**DATA SECTION**
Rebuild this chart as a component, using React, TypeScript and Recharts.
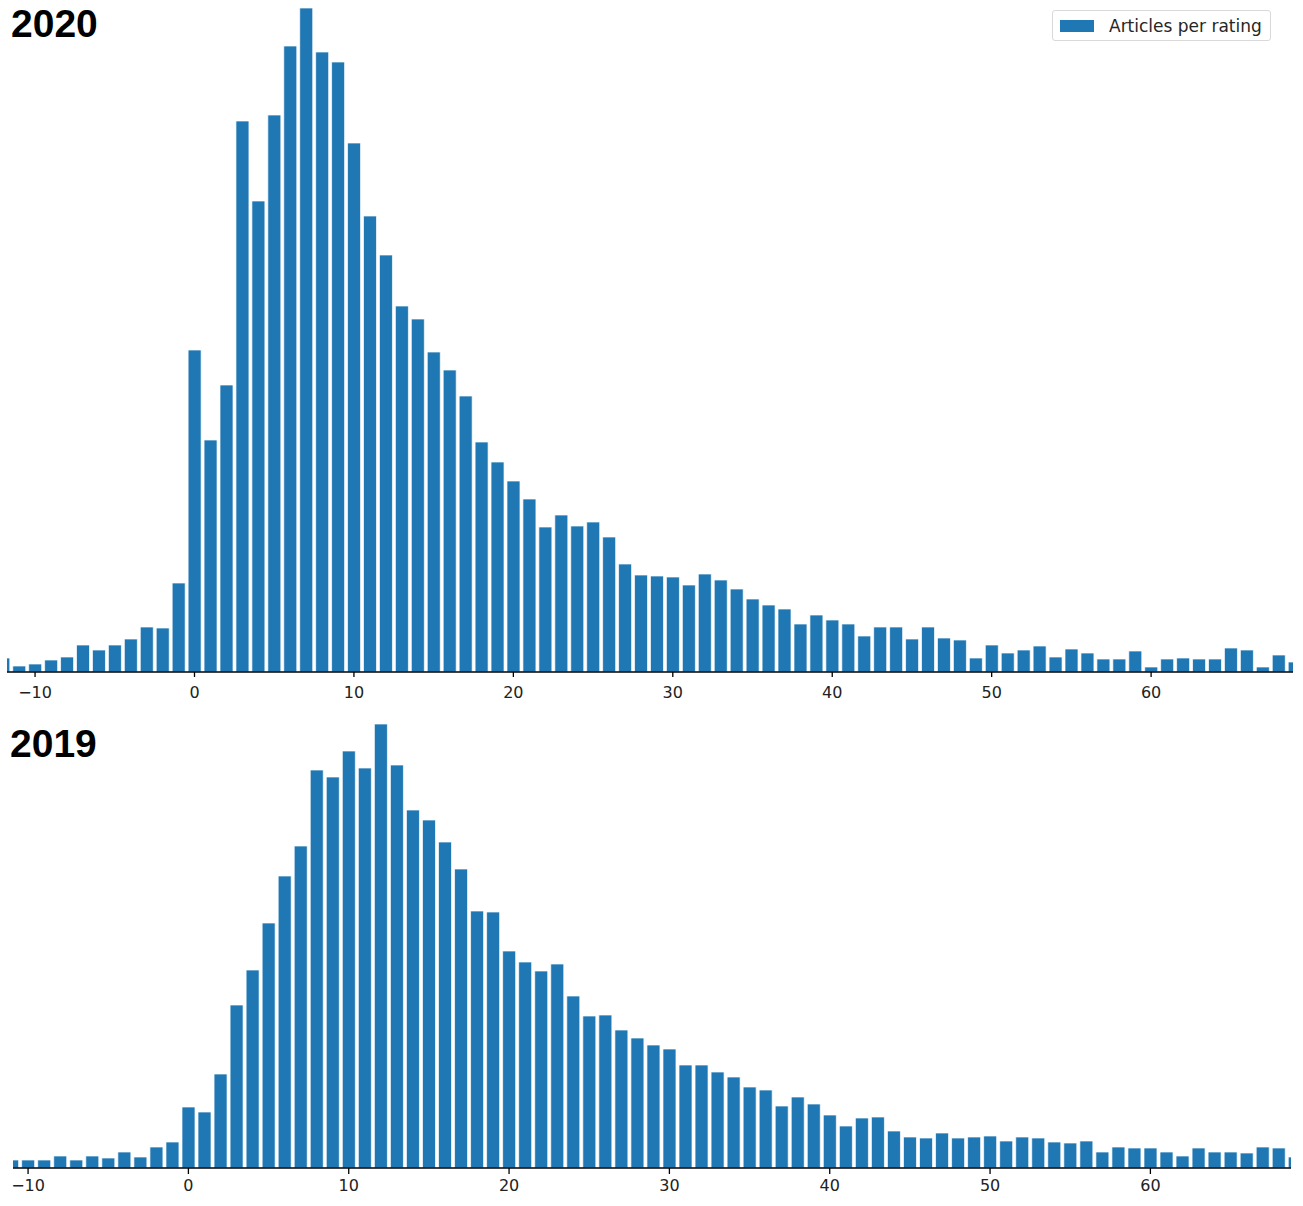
import { BarChart, Bar, XAxis, YAxis, Legend } from 'recharts';

// ratings (x) and article counts per rating
const ratings2020 = [
  -12, -11, -10, -9, -8, -7, -6, -5, -4, -3, -2, -1,
  0, 1, 2, 3, 4, 5, 6, 7, 8, 9, 10, 11, 12, 13, 14, 15, 16, 17, 18, 19,
  20, 21, 22, 23, 24, 25, 26, 27, 28, 29, 30, 31, 32, 33, 34, 35, 36, 37, 38, 39,
  40, 41, 42, 43, 44, 45, 46, 47, 48, 49, 50, 51, 52, 53, 54, 55, 56, 57, 58, 59,
  60, 61, 62, 63, 64, 65, 66, 67, 68, 69,
];
const counts2020 = [
  14, 6, 8, 12, 15, 27, 22, 27, 33, 45, 44, 89,
  322, 232, 287, 551, 471, 557, 626, 664, 620, 610, 529, 456, 417, 366, 353, 320, 302, 276, 230, 210,
  191, 173, 145, 157, 146, 150, 135, 108, 97, 96, 95, 87, 98, 92, 83, 73, 67, 63, 48, 57,
  52, 48, 36, 45, 45, 33, 45, 34, 32, 14, 27, 19, 22, 26, 15, 23, 19, 13, 13, 21,
  5, 13, 14, 13, 13, 24, 22, 5, 17, 10,
];

const ratings2019 = [
  -11, -10, -9, -8, -7, -6, -5, -4, -3, -2, -1,
  0, 1, 2, 3, 4, 5, 6, 7, 8, 9, 10, 11, 12, 13, 14, 15, 16, 17, 18, 19,
  20, 21, 22, 23, 24, 25, 26, 27, 28, 29, 30, 31, 32, 33, 34, 35, 36, 37, 38, 39,
  40, 41, 42, 43, 44, 45, 46, 47, 48, 49, 50, 51, 52, 53, 54, 55, 56, 57, 58, 59,
  60, 61, 62, 63, 64, 65, 66, 67, 68, 69,
];
const counts2019 = [
  8, 8, 8, 12, 8, 12, 10, 16, 11, 21, 26,
  61, 56, 94, 163, 198, 245, 292, 322, 398, 391, 417, 400, 444, 403, 358, 348, 326, 299, 257, 256,
  217, 206, 197, 204, 172, 152, 153, 138, 130, 123, 119, 103, 103, 96, 91, 81, 78, 62, 71, 64,
  53, 42, 50, 51, 37, 31, 30, 35, 30, 31, 32, 27, 31, 30, 26, 25, 27, 16, 21, 20,
  20, 16, 12, 20, 16, 16, 15, 21, 20, 11,
];

const xTicks = [-10, 0, 10, 20, 30, 40, 50, 60];
const seriesName = 'Articles per rating';

const BLUE = '#1f77b4';

const toRows = (xs: number[], ys: number[]) => xs.map((rating, i) => ({ rating, count: ys[i] }));

const data2020 = toRows(ratings2020, counts2020);
const data2019 = toRows(ratings2019, counts2019);

const fmtTick = (v: number) => (v < 0 ? `\u2212${Math.abs(v)}` : `${v}`);

const tickStyle = { fontSize: 16, fill: '#222', fontFamily: 'DejaVu Sans' };

function LegendBox() {
  return (
    <div
      style={{
        boxSizing: 'border-box',
        width: 219,
        height: 31,
        border: '1px solid #d9d9d9',
        borderRadius: 3,
        background: '#fff',
        display: 'flex',
        alignItems: 'center',
        paddingLeft: 7,
        fontFamily: 'DejaVu Sans',
        fontSize: 17,
        color: '#262626',
        whiteSpace: 'nowrap',
      }}
    >
      <span style={{ display: 'inline-block', width: 34, height: 12, background: BLUE, marginRight: 15 }} />
      <span>{seriesName}</span>
    </div>
  );
}

function YearLabel({ text, x, y }: { text: string; x: number; y: number }) {
  return (
    <svg width={120} height={50} style={{ position: 'absolute', left: x, top: y, overflow: 'visible' }}>
      <text x={0} y={37} fontFamily="Liberation Sans, Arial" fontWeight="bold" fontSize={39} fill="#000">
        {text}
      </text>
    </svg>
  );
}

export default function App() {
  return (
    <div style={{ position: 'absolute', left: 0, top: 0, width: 1303, height: 1206, background: '#fff', overflow: 'hidden' }}>
      {/* 2020 */}
      <div style={{ position: 'absolute', left: 0, top: 0 }}>
        <BarChart width={1303} height={716} data={data2020} margin={{ top: 8, right: 10, left: 7, bottom: 0 }} barCategoryGap="10%">
          <XAxis
            dataKey="rating"
            type="number"
            domain={[-11.76, 68.9]}
            allowDataOverflow
            ticks={xTicks}
            interval={0}
            tickFormatter={fmtTick}
            height={44}
            tick={tickStyle}
            tickSize={5}
            tickMargin={10}
            axisLine={{ stroke: '#000', strokeWidth: 1.5 }}
            tickLine={{ stroke: '#000', strokeWidth: 1.3 }}
          />
          <YAxis hide domain={[0, 664]} allowDataOverflow />
          <Legend
            layout="vertical"
            align="center"
            verticalAlign="middle"
            content={() => <LegendBox />}
            wrapperStyle={{ position: 'absolute', left: 1052, top: 10, width: 219, height: 31 }}
          />
          <Bar dataKey="count" name={seriesName} fill={BLUE} stroke="rgba(255,255,255,0.7)" strokeWidth={1} isAnimationActive={false} />
        </BarChart>
      </div>
      <YearLabel text="2020" x={11} y={0} />

      {/* 2019 */}
      <div style={{ position: 'absolute', left: 0, top: 718 }}>
        <BarChart width={1303} height={488} data={data2019} margin={{ top: 6, right: 12, left: 13, bottom: 0 }} barCategoryGap="10%">
          <XAxis
            dataKey="rating"
            type="number"
            domain={[-10.94, 68.77]}
            allowDataOverflow
            ticks={xTicks}
            interval={0}
            tickFormatter={fmtTick}
            height={38}
            tick={tickStyle}
            tickSize={6}
            tickMargin={6}
            axisLine={{ stroke: '#000', strokeWidth: 1.5 }}
            tickLine={{ stroke: '#000', strokeWidth: 1.3 }}
          />
          <YAxis hide domain={[0, 444]} allowDataOverflow />
          <Bar dataKey="count" name={seriesName} fill={BLUE} stroke="rgba(255,255,255,0.7)" strokeWidth={1} isAnimationActive={false} />
        </BarChart>
      </div>
      <YearLabel text="2019" x={10} y={720} />
    </div>
  );
}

**INSTRUCTIONS FOR THE TASK**
Take the data above and repeat it exactly, leaving each picture out.

**IN RESPONSE**
Rebuild this chart as a component, using React, TypeScript and Recharts.
import { BarChart, Bar, XAxis, YAxis, Legend } from 'recharts';

// ratings (x) and article counts per rating
const ratings2020 = [
  -12, -11, -10, -9, -8, -7, -6, -5, -4, -3, -2, -1,
  0, 1, 2, 3, 4, 5, 6, 7, 8, 9, 10, 11, 12, 13, 14, 15, 16, 17, 18, 19,
  20, 21, 22, 23, 24, 25, 26, 27, 28, 29, 30, 31, 32, 33, 34, 35, 36, 37, 38, 39,
  40, 41, 42, 43, 44, 45, 46, 47, 48, 49, 50, 51, 52, 53, 54, 55, 56, 57, 58, 59,
  60, 61, 62, 63, 64, 65, 66, 67, 68, 69,
];
const counts2020 = [
  14, 6, 8, 12, 15, 27, 22, 27, 33, 45, 44, 89,
  322, 232, 287, 551, 471, 557, 626, 664, 620, 610, 529, 456, 417, 366, 353, 320, 302, 276, 230, 210,
  191, 173, 145, 157, 146, 150, 135, 108, 97, 96, 95, 87, 98, 92, 83, 73, 67, 63, 48, 57,
  52, 48, 36, 45, 45, 33, 45, 34, 32, 14, 27, 19, 22, 26, 15, 23, 19, 13, 13, 21,
  5, 13, 14, 13, 13, 24, 22, 5, 17, 10,
];

const ratings2019 = [
  -11, -10, -9, -8, -7, -6, -5, -4, -3, -2, -1,
  0, 1, 2, 3, 4, 5, 6, 7, 8, 9, 10, 11, 12, 13, 14, 15, 16, 17, 18, 19,
  20, 21, 22, 23, 24, 25, 26, 27, 28, 29, 30, 31, 32, 33, 34, 35, 36, 37, 38, 39,
  40, 41, 42, 43, 44, 45, 46, 47, 48, 49, 50, 51, 52, 53, 54, 55, 56, 57, 58, 59,
  60, 61, 62, 63, 64, 65, 66, 67, 68, 69,
];
const counts2019 = [
  8, 8, 8, 12, 8, 12, 10, 16, 11, 21, 26,
  61, 56, 94, 163, 198, 245, 292, 322, 398, 391, 417, 400, 444, 403, 358, 348, 326, 299, 257, 256,
  217, 206, 197, 204, 172, 152, 153, 138, 130, 123, 119, 103, 103, 96, 91, 81, 78, 62, 71, 64,
  53, 42, 50, 51, 37, 31, 30, 35, 30, 31, 32, 27, 31, 30, 26, 25, 27, 16, 21, 20,
  20, 16, 12, 20, 16, 16, 15, 21, 20, 11,
];

const xTicks = [-10, 0, 10, 20, 30, 40, 50, 60];
const seriesName = 'Articles per rating';

const BLUE = '#1f77b4';

const toRows = (xs: number[], ys: number[]) => xs.map((rating, i) => ({ rating, count: ys[i] }));

const data2020 = toRows(ratings2020, counts2020);
const data2019 = toRows(ratings2019, counts2019);

const fmtTick = (v: number) => (v < 0 ? `\u2212${Math.abs(v)}` : `${v}`);

const tickStyle = { fontSize: 16, fill: '#222', fontFamily: 'DejaVu Sans' };

function LegendBox() {
  return (
    <div
      style={{
        boxSizing: 'border-box',
        width: 219,
        height: 31,
        border: '1px solid #d9d9d9',
        borderRadius: 3,
        background: '#fff',
        display: 'flex',
        alignItems: 'center',
        paddingLeft: 7,
        fontFamily: 'DejaVu Sans',
        fontSize: 17,
        color: '#262626',
        whiteSpace: 'nowrap',
      }}
    >
      <span style={{ display: 'inline-block', width: 34, height: 12, background: BLUE, marginRight: 15 }} />
      <span>{seriesName}</span>
    </div>
  );
}

function YearLabel({ text, x, y }: { text: string; x: number; y: number }) {
  return (
    <svg width={120} height={50} style={{ position: 'absolute', left: x, top: y, overflow: 'visible' }}>
      <text x={0} y={37} fontFamily="Liberation Sans, Arial" fontWeight="bold" fontSize={39} fill="#000">
        {text}
      </text>
    </svg>
  );
}

export default function App() {
  return (
    <div style={{ position: 'absolute', left: 0, top: 0, width: 1303, height: 1206, background: '#fff', overflow: 'hidden' }}>
      {/* 2020 */}
      <div style={{ position: 'absolute', left: 0, top: 0 }}>
        <BarChart width={1303} height={716} data={data2020} margin={{ top: 8, right: 10, left: 7, bottom: 0 }} barCategoryGap="10%">
          <XAxis
            dataKey="rating"
            type="number"
            domain={[-11.76, 68.9]}
            allowDataOverflow
            ticks={xTicks}
            interval={0}
            tickFormatter={fmtTick}
            height={44}
            tick={tickStyle}
            tickSize={5}
            tickMargin={10}
            axisLine={{ stroke: '#000', strokeWidth: 1.5 }}
            tickLine={{ stroke: '#000', strokeWidth: 1.3 }}
          />
          <YAxis hide domain={[0, 664]} allowDataOverflow />
          <Legend
            layout="vertical"
            align="center"
            verticalAlign="middle"
            content={() => <LegendBox />}
            wrapperStyle={{ position: 'absolute', left: 1052, top: 10, width: 219, height: 31 }}
          />
          <Bar dataKey="count" name={seriesName} fill={BLUE} stroke="rgba(255,255,255,0.7)" strokeWidth={1} isAnimationActive={false} />
        </BarChart>
      </div>
      <YearLabel text="2020" x={11} y={0} />

      {/* 2019 */}
      <div style={{ position: 'absolute', left: 0, top: 718 }}>
        <BarChart width={1303} height={488} data={data2019} margin={{ top: 6, right: 12, left: 13, bottom: 0 }} barCategoryGap="10%">
          <XAxis
            dataKey="rating"
            type="number"
            domain={[-10.94, 68.77]}
            allowDataOverflow
            ticks={xTicks}
            interval={0}
            tickFormatter={fmtTick}
            height={38}
            tick={tickStyle}
            tickSize={6}
            tickMargin={6}
            axisLine={{ stroke: '#000', strokeWidth: 1.5 }}
            tickLine={{ stroke: '#000', strokeWidth: 1.3 }}
          />
          <YAxis hide domain={[0, 444]} allowDataOverflow />
          <Bar dataKey="count" name={seriesName} fill={BLUE} stroke="rgba(255,255,255,0.7)" strokeWidth={1} isAnimationActive={false} />
        </BarChart>
      </div>
      <YearLabel text="2019" x={10} y={720} />
    </div>
  );
}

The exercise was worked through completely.